Jennifer O'Connor, "Hopeful"

Saturday, July 02, 2005

Sherman Alexie, "What You Pawn I Will Redeem"

A homeless drunk goes on a mission to scrape together a thousand bucks and buy his grandmother's headdress from a pawn shop.

(from The O. Henry Prize Stories 2005)

A sweet and sour allegory-type thing about a guy who can't help himself. His situation would be grim (rather than nearly bearable) if there weren't smily happy people of different classes and races to help him out once in a while. In this sense, this story is a fantasy, because it seems like everybody's looking out for each other, which, you know, if only, and this Indian's only real adversaries seem to be himself and another Indian or two.
I liked the way the action is propelled by wandering. The narrator is a smart guy whose methods are suspect and shoddy. So he's got this one sincere, sudden goal, and he can't even hold on to what little money he does stumble across during the day. It's heartbreaking but totally sympathetic. And up to and including the end, you know you're being messed with by the author, that this reality — gritty and rough though it was — was actually a bit sugarcoated for the telling.

Today was Live8. So. Very. Tired.

Friday, July 01, 2005

Lewis Buzbee, “Five and Dime”

A single mom tries to deal.

(from Black Warrior Review, vol. 31, number 2)

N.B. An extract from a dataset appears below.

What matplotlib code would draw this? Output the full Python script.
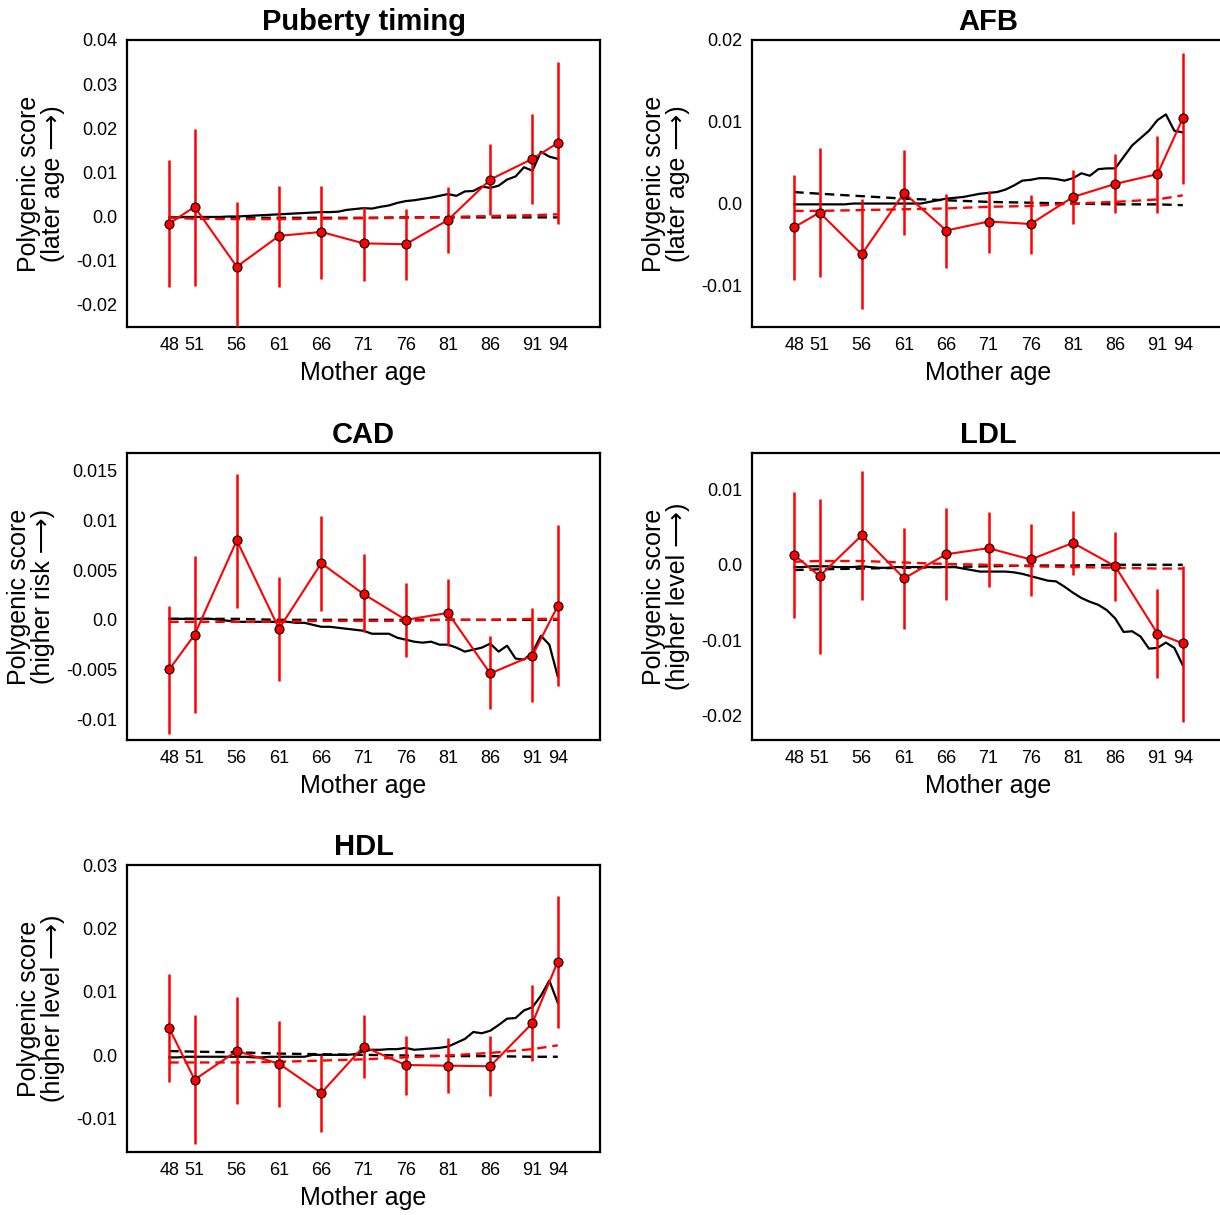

A warm and smart little number about coping. Made me think of “Love, Love, Love” by The Mountain Goats, a song about people bending their morals and behaviors as a way to deal with impossible situations, or ones that seem that way. “Five and Dime” is really excellent at making its narrator sympathetic even at a low point, and more remarkable in her imperfection. Great story.